The conflict, between the kidnapped child soldiers of the Lord's Resistance Army and the Ugandan Government, was described by the UN in November as the "biggest neglected humanitarian emergency in the world today".
More than 800,000 displaced people live in "protected camps", and around 22,000 children have been abducted since 1990 - 6,000 in the first half of 2003 alone.
The Church Mission Society, which launched a 'Break the Silence' campaign last year to alert the public to the war, has asked other international NGOs working in Uganda to form a united front.
The society met with Oxfam, Christian Aid, Human Rights Watch, Amnesty and Christian Solidarity Worldwide earlier this month to discuss collaborative working. Much of their efforts will focus on lobbying governments and the UN to create international pressure to end the conflict.

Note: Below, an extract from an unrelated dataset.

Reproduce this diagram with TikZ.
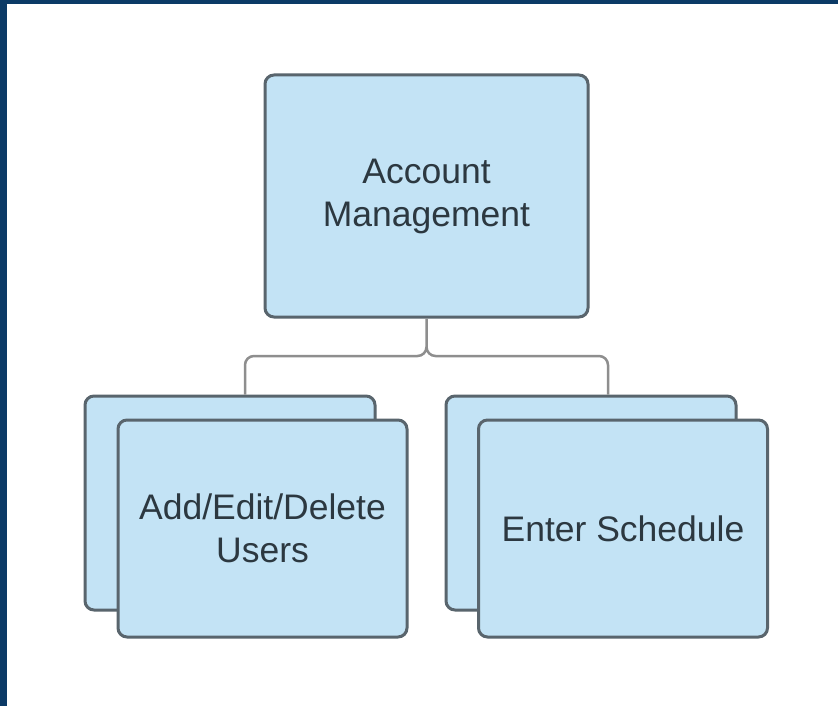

A Christian Aid spokeswoman said: "People are going to have sit down and talk. There could be intermediaries between tribal religious leaders and the top commanders of the Lord's Resistance Army, or an impartial mediator like George Mitchell in Northern Ireland."
The Church Mission Society is calling for UN peacekeepers to be sent to the country to create a buffer zone between the Lord's Resistance Army and President Yoweri Museveni's forces.
Its head of media Jenny Taylor said: "All of the agencies have developed different areas of expertise. The society has traditionally been a relational organisation - our links with religious leaders will be uniquely strong, though we are not set up for advocacy work. But Human Rights Watch, for example, is a global organisation with a presence at the UN."
All agencies are opposed to attempts to end the conflict militarily.
But negotiations with the LRA's reclusive and brutal leader Joseph Kony will prove difficult. Kony is committed to overthrowing the Museveni government and replacing it with a regime based on the 10 commandments.